Code that draws figures:
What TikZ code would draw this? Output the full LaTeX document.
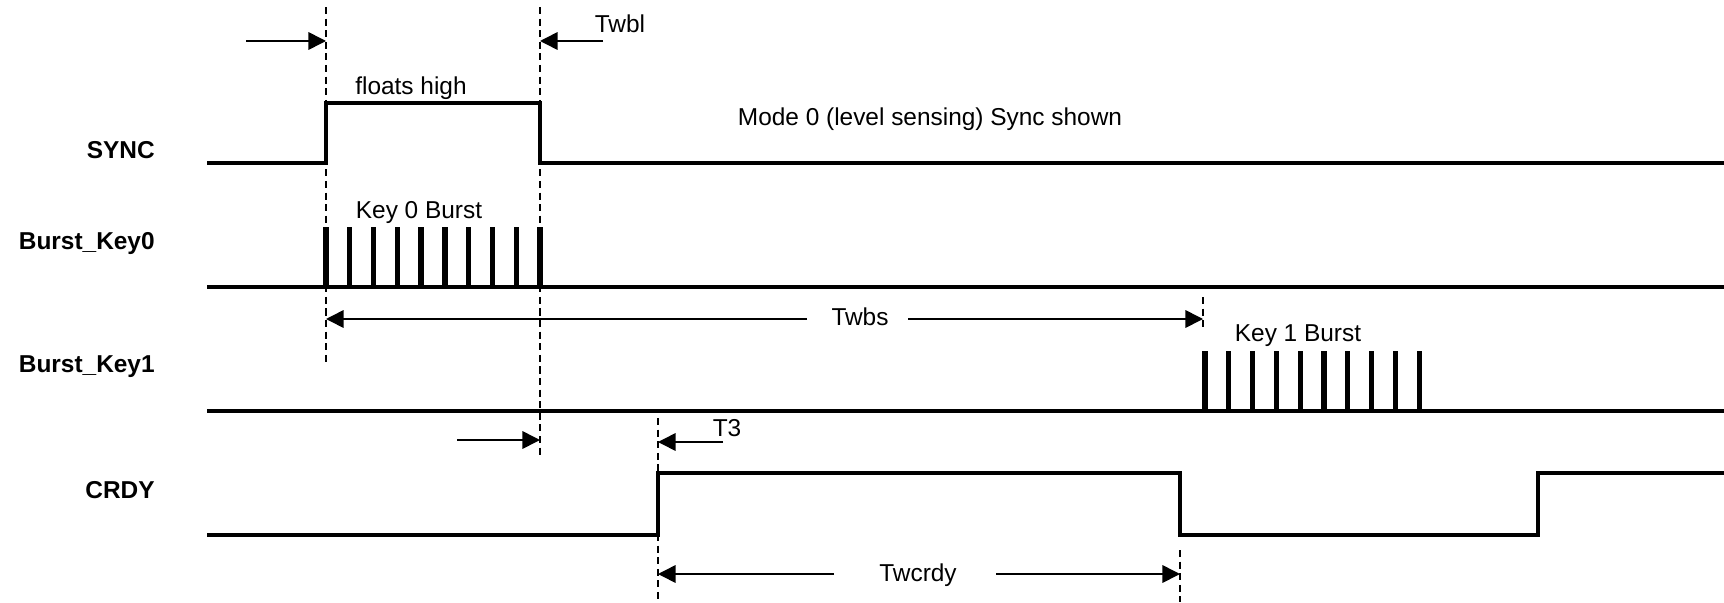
\documentclass[tikz,border=0pt]{standalone}
\usepackage{fontspec}
\setmainfont{Liberation Sans}
\usetikzlibrary{arrows.meta,positioning}

\begin{document}
\begin{tikzpicture}[x=0.02cm,y=-0.02cm,
    sig/.style={line width=2.2pt},
    pulse/.style={line width=3pt},
    guide/.style={line width=0.9pt,dash pattern=on 4pt off 2.6pt},
    dim/.style={line width=0.9pt,-{Triangle[length=10pt,width=10pt]}},
    lbl/.style={font=\fontsize{13.9}{16}\selectfont\bfseries,anchor=east,inner sep=0pt},
    txt/.style={font=\fontsize{13.9}{16}\selectfont,inner sep=0pt}]
    \useasboundingbox (0,0) rectangle (1724,602);

    % signal names
    \node[lbl] (sync) at (155,150) {SYNC};
    \node[lbl] (key0) at (155,244) {Burst\_Key0};
    \node[lbl] (key1) at (155,367) {Burst\_Key1};
    \node[lbl] (crdy) at (155,490) {CRDY};

    % waveforms
    \draw[sig] (207,163) -- (326,163) -- (326,103) -- (540,103) -- (540,163) -- (1724,163);
    \draw[sig] (207,287) -- (1724,287);
    \draw[sig] (207,411) -- (1724,411);
    \draw[sig] (207,535) -- (658,535) -- (658,473) -- (1180,473) -- (1180,535)
        -- (1538,535) -- (1538,473) -- (1724,473);
    \foreach \i in {0,...,9} {
        \draw[pulse] ({326+23.78*\i},287) -- ({326+23.78*\i},227);
        \draw[pulse] ({1205+23.8*\i},411) -- ({1205+23.8*\i},351);
    }

    % timing guides
    \draw[guide] (326,7) -- (326,362);
    \draw[guide] (540,7) -- (540,457);
    \draw[guide] (1203,297) -- (1203,330);
    \draw[guide] (658,418) -- (658,602);
    \draw[guide] (1180,550) -- (1180,602);

    % texts
    \node[txt] (float) at (411,88) {floats high};
    \node[txt] (mode) at (930,119) {Mode 0 (level sensing) Sync shown};
    \node[txt] (burst0) at (419,213) {Key 0 Burst};
    \node[txt] (burst1) at (1298,336) {Key 1 Burst};
    \node[txt] (twbl) at (620,24) {Twbl};
    \node[txt] (t3) at (727,428) {T3};
    \node[txt] (twbs) at (860,317) {Twbs};
    \node[txt] (twcrdy) at (918,575) {Twcrdy};

    % arrows
    \coordinate (s0) at (246,41);  \coordinate (s1) at (326,41);
    \coordinate (w0) at (603,41);  \coordinate (w1) at (540,41);
    \coordinate (b0) at (807,319); \coordinate (b1) at (326,319);
    \coordinate (b2) at (908,319); \coordinate (b3) at (1203,319);
    \coordinate (f0) at (457,440); \coordinate (f1) at (540,440);
    \coordinate (r0) at (723,442); \coordinate (r1) at (658,442);
    \coordinate (c0) at (834,574); \coordinate (c1) at (658,574);
    \coordinate (c2) at (996,574); \coordinate (c3) at (1180,574);
    \draw[dim] (s0) -- (s1);
    \draw[dim] (w0) -- (w1);
    \draw[dim] (b0) -- (b1);
    \draw[dim] (b2) -- (b3);
    \draw[dim] (f0) -- (f1);
    \draw[dim] (r0) -- (r1);
    \draw[dim] (c0) -- (c1);
    \draw[dim] (c2) -- (c3);
\end{tikzpicture}
\end{document}
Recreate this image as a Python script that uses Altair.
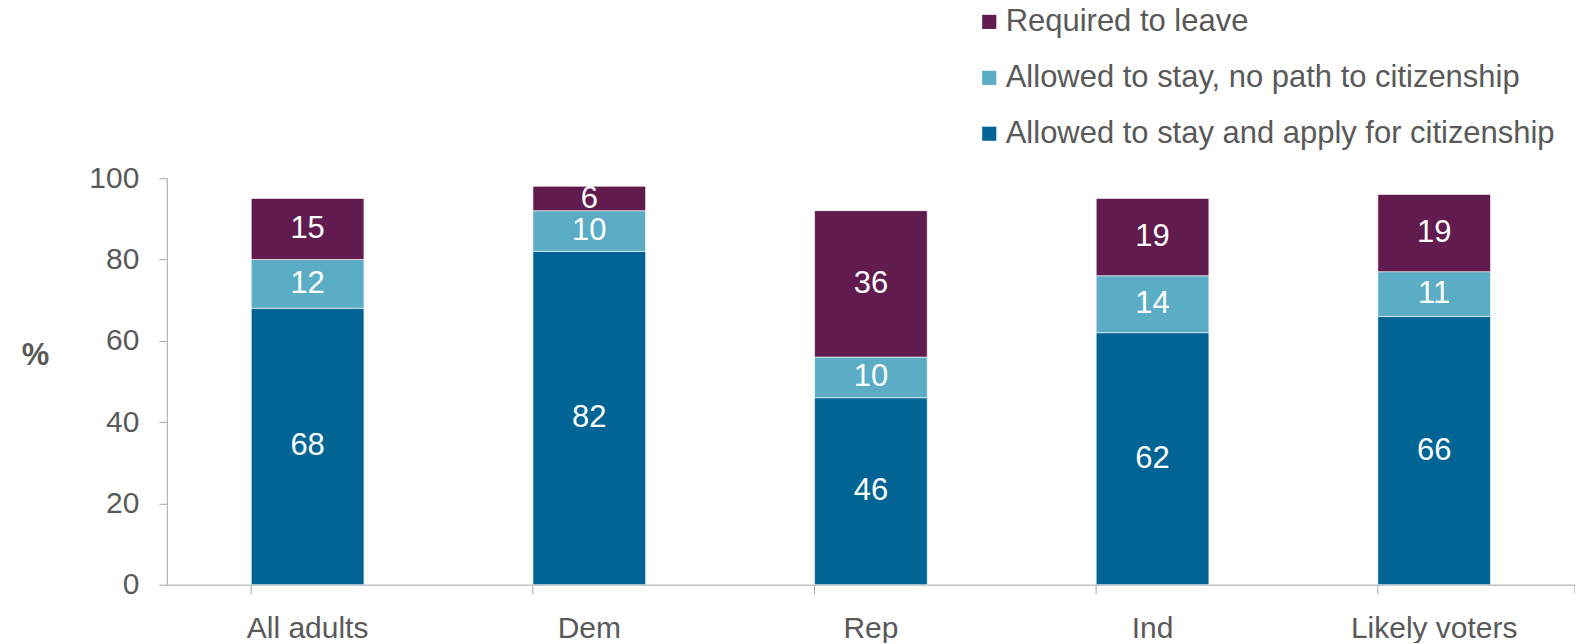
import altair as alt
import pandas as pd

groups = ["All adults", "Dem", "Rep", "Ind", "Likely voters"]
series = ["Allowed to stay and apply for citizenship", "Allowed to stay, no path to citizenship", "Required to leave"]
apply_vals = [68, 82, 46, 62, 66]
nopath_vals = [12, 10, 10, 14, 11]
leave_vals = [15, 6, 36, 19, 19]
colors = ["#006495", "#5BADC5", "#621B4E"]

rows = []
for i, g in enumerate(groups):
    for k, (s, vals) in enumerate(zip(series, [apply_vals, nopath_vals, leave_vals])):
        rows.append({"group": g, "series": s, "value": vals[i], "order": k})
df = pd.DataFrame(rows)

legend_order = [series[2], series[1], series[0]]

base = alt.Chart(df).transform_stack(
    stack="value", groupby=["group"], as_=["y0", "y1"], sort=[alt.SortField("order", order="ascending")]
).transform_calculate(mid="(datum.y0 + datum.y1) / 2")

x_enc = alt.X("group:N", sort=groups, title=None,
              scale=alt.Scale(paddingInner=0.6, paddingOuter=0.3),
              axis=alt.Axis(labelAngle=0, labelFontSize=30, labelColor="#595959", labelFont="Liberation Sans",
                            tickSize=9, tickColor="#A6A6A6", domainColor="#A6A6A6", labelPadding=20,
                            bandPosition=0, grid=False))

bars = base.mark_bar(stroke="white", strokeWidth=0.6).encode(
    x=x_enc,
    y=alt.Y("y0:Q", title="%", scale=alt.Scale(domain=[0, 100]),
            axis=alt.Axis(values=[0, 20, 40, 60, 80, 100], labelFontSize=30, labelColor="#595959",
                          labelFont="Liberation Sans", tickSize=8, tickColor="#A6A6A6", domainColor="#A6A6A6",
                          labelPadding=20, grid=False, titleAngle=0, titleFontSize=31, titleFont="Liberation Sans",
                          titleColor="#595959", titleFontWeight="bold", titleX=-132, titleY=178,
                          titleAlign="center", titleBaseline="middle")),
    y2="y1:Q",
    color=alt.Color("series:N", scale=alt.Scale(domain=series, range=colors),
                    legend=alt.Legend(title=None, orient="none", legendX=808, legendY=-172,
                                      values=legend_order, symbolType="square", symbolSize=200,
                                      symbolStrokeWidth=0, labelFontSize=31, labelFont="Liberation Sans",
                                      labelColor="#595959", labelLimit=1000, rowPadding=24, padding=0,
                                      labelOffset=1, symbolOpacity=1)),
)

labels = base.mark_text(color="white", fontSize=31, font="Liberation Sans", baseline="middle").encode(
    x=alt.X("group:N", sort=groups),
    y=alt.Y("mid:Q"),
    text=alt.Text("value:Q"),
)

end_tick = alt.Chart(pd.DataFrame({"a": [0]})).mark_rule(color="#A6A6A6").encode(
    x=alt.value(1410), y=alt.value(407), y2=alt.value(416)
)

chart = alt.layer(bars, labels, end_tick).properties(
    width=1410, height=407,
    autosize=alt.AutoSizeParams(type="none"),
    padding={"left": 159, "top": 170, "right": 0, "bottom": 58},
).configure_view(stroke=None)

chart.save("out.html", embed_options={"renderer": "svg", "actions": False})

-- Task statement --
Select and copy every line of the listing with the word "this".

-- Expected answer --
What TikZ code would draw this? Output the full LaTeX document.
Recreate this image as a Python script that uses Altair.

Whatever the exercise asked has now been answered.